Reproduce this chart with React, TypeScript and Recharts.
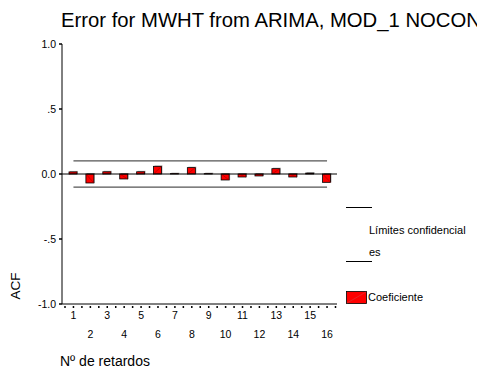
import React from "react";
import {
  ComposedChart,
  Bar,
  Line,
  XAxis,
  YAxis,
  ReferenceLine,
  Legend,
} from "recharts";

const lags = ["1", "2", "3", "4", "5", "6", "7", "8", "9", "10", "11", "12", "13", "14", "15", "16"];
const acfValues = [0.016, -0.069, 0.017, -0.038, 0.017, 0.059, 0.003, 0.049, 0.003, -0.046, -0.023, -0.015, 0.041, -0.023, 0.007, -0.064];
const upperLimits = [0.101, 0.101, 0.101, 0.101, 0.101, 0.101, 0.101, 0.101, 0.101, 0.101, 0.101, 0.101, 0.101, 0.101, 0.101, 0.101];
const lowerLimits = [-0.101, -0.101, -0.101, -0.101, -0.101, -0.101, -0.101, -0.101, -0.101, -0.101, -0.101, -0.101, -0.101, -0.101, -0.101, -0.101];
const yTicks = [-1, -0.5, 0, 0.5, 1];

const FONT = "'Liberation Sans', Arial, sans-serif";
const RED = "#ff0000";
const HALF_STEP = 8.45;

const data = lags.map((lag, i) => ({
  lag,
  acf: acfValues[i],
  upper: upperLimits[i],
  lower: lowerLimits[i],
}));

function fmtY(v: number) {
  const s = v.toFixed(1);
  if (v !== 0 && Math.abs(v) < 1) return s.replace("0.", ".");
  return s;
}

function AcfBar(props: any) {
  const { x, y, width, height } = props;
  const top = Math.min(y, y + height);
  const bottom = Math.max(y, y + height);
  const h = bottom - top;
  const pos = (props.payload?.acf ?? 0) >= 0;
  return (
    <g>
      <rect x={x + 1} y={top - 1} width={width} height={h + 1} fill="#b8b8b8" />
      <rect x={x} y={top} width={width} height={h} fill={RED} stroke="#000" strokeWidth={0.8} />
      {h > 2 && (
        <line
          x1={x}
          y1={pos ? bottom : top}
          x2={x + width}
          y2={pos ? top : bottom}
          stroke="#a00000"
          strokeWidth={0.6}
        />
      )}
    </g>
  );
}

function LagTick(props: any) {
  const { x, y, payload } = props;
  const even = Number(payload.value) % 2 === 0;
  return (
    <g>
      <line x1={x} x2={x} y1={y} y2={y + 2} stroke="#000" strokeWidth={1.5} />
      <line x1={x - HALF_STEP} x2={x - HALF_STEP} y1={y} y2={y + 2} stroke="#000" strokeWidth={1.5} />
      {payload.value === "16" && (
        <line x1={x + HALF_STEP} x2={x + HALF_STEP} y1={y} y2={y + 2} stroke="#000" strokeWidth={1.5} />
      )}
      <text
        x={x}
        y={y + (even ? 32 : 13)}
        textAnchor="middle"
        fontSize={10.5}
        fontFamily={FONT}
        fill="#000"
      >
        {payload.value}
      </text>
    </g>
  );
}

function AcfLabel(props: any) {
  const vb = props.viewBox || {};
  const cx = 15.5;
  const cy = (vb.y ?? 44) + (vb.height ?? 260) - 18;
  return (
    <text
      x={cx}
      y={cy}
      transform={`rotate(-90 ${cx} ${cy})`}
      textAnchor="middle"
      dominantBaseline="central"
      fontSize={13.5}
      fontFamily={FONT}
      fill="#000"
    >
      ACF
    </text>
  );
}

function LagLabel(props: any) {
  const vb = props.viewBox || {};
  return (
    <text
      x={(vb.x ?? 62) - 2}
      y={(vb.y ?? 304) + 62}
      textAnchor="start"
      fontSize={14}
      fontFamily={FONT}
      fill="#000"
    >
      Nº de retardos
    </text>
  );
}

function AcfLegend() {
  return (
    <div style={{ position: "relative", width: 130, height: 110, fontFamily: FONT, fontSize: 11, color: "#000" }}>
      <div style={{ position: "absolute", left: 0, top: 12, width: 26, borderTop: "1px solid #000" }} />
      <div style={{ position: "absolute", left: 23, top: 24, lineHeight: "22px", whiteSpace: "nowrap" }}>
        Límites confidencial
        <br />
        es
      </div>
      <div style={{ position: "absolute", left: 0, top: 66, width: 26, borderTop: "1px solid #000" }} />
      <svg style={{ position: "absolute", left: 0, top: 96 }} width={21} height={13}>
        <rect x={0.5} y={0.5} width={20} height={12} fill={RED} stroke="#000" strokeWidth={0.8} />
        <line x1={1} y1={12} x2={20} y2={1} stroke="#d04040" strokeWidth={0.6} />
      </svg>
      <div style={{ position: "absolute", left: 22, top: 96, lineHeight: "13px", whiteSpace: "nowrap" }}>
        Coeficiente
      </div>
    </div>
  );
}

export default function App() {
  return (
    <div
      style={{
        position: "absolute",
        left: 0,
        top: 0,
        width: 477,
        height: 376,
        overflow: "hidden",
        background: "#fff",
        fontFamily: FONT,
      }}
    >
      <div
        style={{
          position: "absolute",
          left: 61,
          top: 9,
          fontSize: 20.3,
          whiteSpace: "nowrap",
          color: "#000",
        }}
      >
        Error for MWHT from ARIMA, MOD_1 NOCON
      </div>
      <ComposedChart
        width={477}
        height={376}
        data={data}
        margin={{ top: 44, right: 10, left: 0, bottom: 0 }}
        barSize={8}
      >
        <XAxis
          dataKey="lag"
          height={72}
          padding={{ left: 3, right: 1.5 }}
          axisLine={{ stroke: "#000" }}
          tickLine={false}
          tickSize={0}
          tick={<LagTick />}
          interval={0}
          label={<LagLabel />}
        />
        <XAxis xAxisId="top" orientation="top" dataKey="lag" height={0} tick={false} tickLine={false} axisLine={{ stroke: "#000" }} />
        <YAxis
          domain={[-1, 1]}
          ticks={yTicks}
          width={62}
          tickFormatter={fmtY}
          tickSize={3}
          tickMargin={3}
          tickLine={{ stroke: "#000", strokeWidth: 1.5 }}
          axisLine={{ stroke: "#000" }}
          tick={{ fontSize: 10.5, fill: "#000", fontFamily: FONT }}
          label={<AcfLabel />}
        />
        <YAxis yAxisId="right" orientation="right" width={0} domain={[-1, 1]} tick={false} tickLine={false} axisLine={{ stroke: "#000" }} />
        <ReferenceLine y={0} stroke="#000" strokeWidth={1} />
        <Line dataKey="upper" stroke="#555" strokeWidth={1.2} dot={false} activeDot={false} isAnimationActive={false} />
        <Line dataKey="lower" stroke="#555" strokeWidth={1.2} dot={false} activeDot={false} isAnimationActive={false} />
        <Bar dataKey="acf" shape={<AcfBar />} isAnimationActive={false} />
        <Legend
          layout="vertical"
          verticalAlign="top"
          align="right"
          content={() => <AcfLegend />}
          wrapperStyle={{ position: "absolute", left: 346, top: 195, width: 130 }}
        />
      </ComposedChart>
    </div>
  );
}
###
▶ What is required
Please write out all the data again word for word, but not the pictures.

▶ Response to the task
Reproduce this chart with React, TypeScript and Recharts.
import React from "react";
import {
  ComposedChart,
  Bar,
  Line,
  XAxis,
  YAxis,
  ReferenceLine,
  Legend,
} from "recharts";

const lags = ["1", "2", "3", "4", "5", "6", "7", "8", "9", "10", "11", "12", "13", "14", "15", "16"];
const acfValues = [0.016, -0.069, 0.017, -0.038, 0.017, 0.059, 0.003, 0.049, 0.003, -0.046, -0.023, -0.015, 0.041, -0.023, 0.007, -0.064];
const upperLimits = [0.101, 0.101, 0.101, 0.101, 0.101, 0.101, 0.101, 0.101, 0.101, 0.101, 0.101, 0.101, 0.101, 0.101, 0.101, 0.101];
const lowerLimits = [-0.101, -0.101, -0.101, -0.101, -0.101, -0.101, -0.101, -0.101, -0.101, -0.101, -0.101, -0.101, -0.101, -0.101, -0.101, -0.101];
const yTicks = [-1, -0.5, 0, 0.5, 1];

const FONT = "'Liberation Sans', Arial, sans-serif";
const RED = "#ff0000";
const HALF_STEP = 8.45;

const data = lags.map((lag, i) => ({
  lag,
  acf: acfValues[i],
  upper: upperLimits[i],
  lower: lowerLimits[i],
}));

function fmtY(v: number) {
  const s = v.toFixed(1);
  if (v !== 0 && Math.abs(v) < 1) return s.replace("0.", ".");
  return s;
}

function AcfBar(props: any) {
  const { x, y, width, height } = props;
  const top = Math.min(y, y + height);
  const bottom = Math.max(y, y + height);
  const h = bottom - top;
  const pos = (props.payload?.acf ?? 0) >= 0;
  return (
    <g>
      <rect x={x + 1} y={top - 1} width={width} height={h + 1} fill="#b8b8b8" />
      <rect x={x} y={top} width={width} height={h} fill={RED} stroke="#000" strokeWidth={0.8} />
      {h > 2 && (
        <line
          x1={x}
          y1={pos ? bottom : top}
          x2={x + width}
          y2={pos ? top : bottom}
          stroke="#a00000"
          strokeWidth={0.6}
        />
      )}
    </g>
  );
}

function LagTick(props: any) {
  const { x, y, payload } = props;
  const even = Number(payload.value) % 2 === 0;
  return (
    <g>
      <line x1={x} x2={x} y1={y} y2={y + 2} stroke="#000" strokeWidth={1.5} />
      <line x1={x - HALF_STEP} x2={x - HALF_STEP} y1={y} y2={y + 2} stroke="#000" strokeWidth={1.5} />
      {payload.value === "16" && (
        <line x1={x + HALF_STEP} x2={x + HALF_STEP} y1={y} y2={y + 2} stroke="#000" strokeWidth={1.5} />
      )}
      <text
        x={x}
        y={y + (even ? 32 : 13)}
        textAnchor="middle"
        fontSize={10.5}
        fontFamily={FONT}
        fill="#000"
      >
        {payload.value}
      </text>
    </g>
  );
}

function AcfLabel(props: any) {
  const vb = props.viewBox || {};
  const cx = 15.5;
  const cy = (vb.y ?? 44) + (vb.height ?? 260) - 18;
  return (
    <text
      x={cx}
      y={cy}
      transform={`rotate(-90 ${cx} ${cy})`}
      textAnchor="middle"
      dominantBaseline="central"
      fontSize={13.5}
      fontFamily={FONT}
      fill="#000"
    >
      ACF
    </text>
  );
}

function LagLabel(props: any) {
  const vb = props.viewBox || {};
  return (
    <text
      x={(vb.x ?? 62) - 2}
      y={(vb.y ?? 304) + 62}
      textAnchor="start"
      fontSize={14}
      fontFamily={FONT}
      fill="#000"
    >
      Nº de retardos
    </text>
  );
}

function AcfLegend() {
  return (
    <div style={{ position: "relative", width: 130, height: 110, fontFamily: FONT, fontSize: 11, color: "#000" }}>
      <div style={{ position: "absolute", left: 0, top: 12, width: 26, borderTop: "1px solid #000" }} />
      <div style={{ position: "absolute", left: 23, top: 24, lineHeight: "22px", whiteSpace: "nowrap" }}>
        Límites confidencial
        <br />
        es
      </div>
      <div style={{ position: "absolute", left: 0, top: 66, width: 26, borderTop: "1px solid #000" }} />
      <svg style={{ position: "absolute", left: 0, top: 96 }} width={21} height={13}>
        <rect x={0.5} y={0.5} width={20} height={12} fill={RED} stroke="#000" strokeWidth={0.8} />
        <line x1={1} y1={12} x2={20} y2={1} stroke="#d04040" strokeWidth={0.6} />
      </svg>
      <div style={{ position: "absolute", left: 22, top: 96, lineHeight: "13px", whiteSpace: "nowrap" }}>
        Coeficiente
      </div>
    </div>
  );
}

export default function App() {
  return (
    <div
      style={{
        position: "absolute",
        left: 0,
        top: 0,
        width: 477,
        height: 376,
        overflow: "hidden",
        background: "#fff",
        fontFamily: FONT,
      }}
    >
      <div
        style={{
          position: "absolute",
          left: 61,
          top: 9,
          fontSize: 20.3,
          whiteSpace: "nowrap",
          color: "#000",
        }}
      >
        Error for MWHT from ARIMA, MOD_1 NOCON
      </div>
      <ComposedChart
        width={477}
        height={376}
        data={data}
        margin={{ top: 44, right: 10, left: 0, bottom: 0 }}
        barSize={8}
      >
        <XAxis
          dataKey="lag"
          height={72}
          padding={{ left: 3, right: 1.5 }}
          axisLine={{ stroke: "#000" }}
          tickLine={false}
          tickSize={0}
          tick={<LagTick />}
          interval={0}
          label={<LagLabel />}
        />
        <XAxis xAxisId="top" orientation="top" dataKey="lag" height={0} tick={false} tickLine={false} axisLine={{ stroke: "#000" }} />
        <YAxis
          domain={[-1, 1]}
          ticks={yTicks}
          width={62}
          tickFormatter={fmtY}
          tickSize={3}
          tickMargin={3}
          tickLine={{ stroke: "#000", strokeWidth: 1.5 }}
          axisLine={{ stroke: "#000" }}
          tick={{ fontSize: 10.5, fill: "#000", fontFamily: FONT }}
          label={<AcfLabel />}
        />
        <YAxis yAxisId="right" orientation="right" width={0} domain={[-1, 1]} tick={false} tickLine={false} axisLine={{ stroke: "#000" }} />
        <ReferenceLine y={0} stroke="#000" strokeWidth={1} />
        <Line dataKey="upper" stroke="#555" strokeWidth={1.2} dot={false} activeDot={false} isAnimationActive={false} />
        <Line dataKey="lower" stroke="#555" strokeWidth={1.2} dot={false} activeDot={false} isAnimationActive={false} />
        <Bar dataKey="acf" shape={<AcfBar />} isAnimationActive={false} />
        <Legend
          layout="vertical"
          verticalAlign="top"
          align="right"
          content={() => <AcfLegend />}
          wrapperStyle={{ position: "absolute", left: 346, top: 195, width: 130 }}
        />
      </ComposedChart>
    </div>
  );
}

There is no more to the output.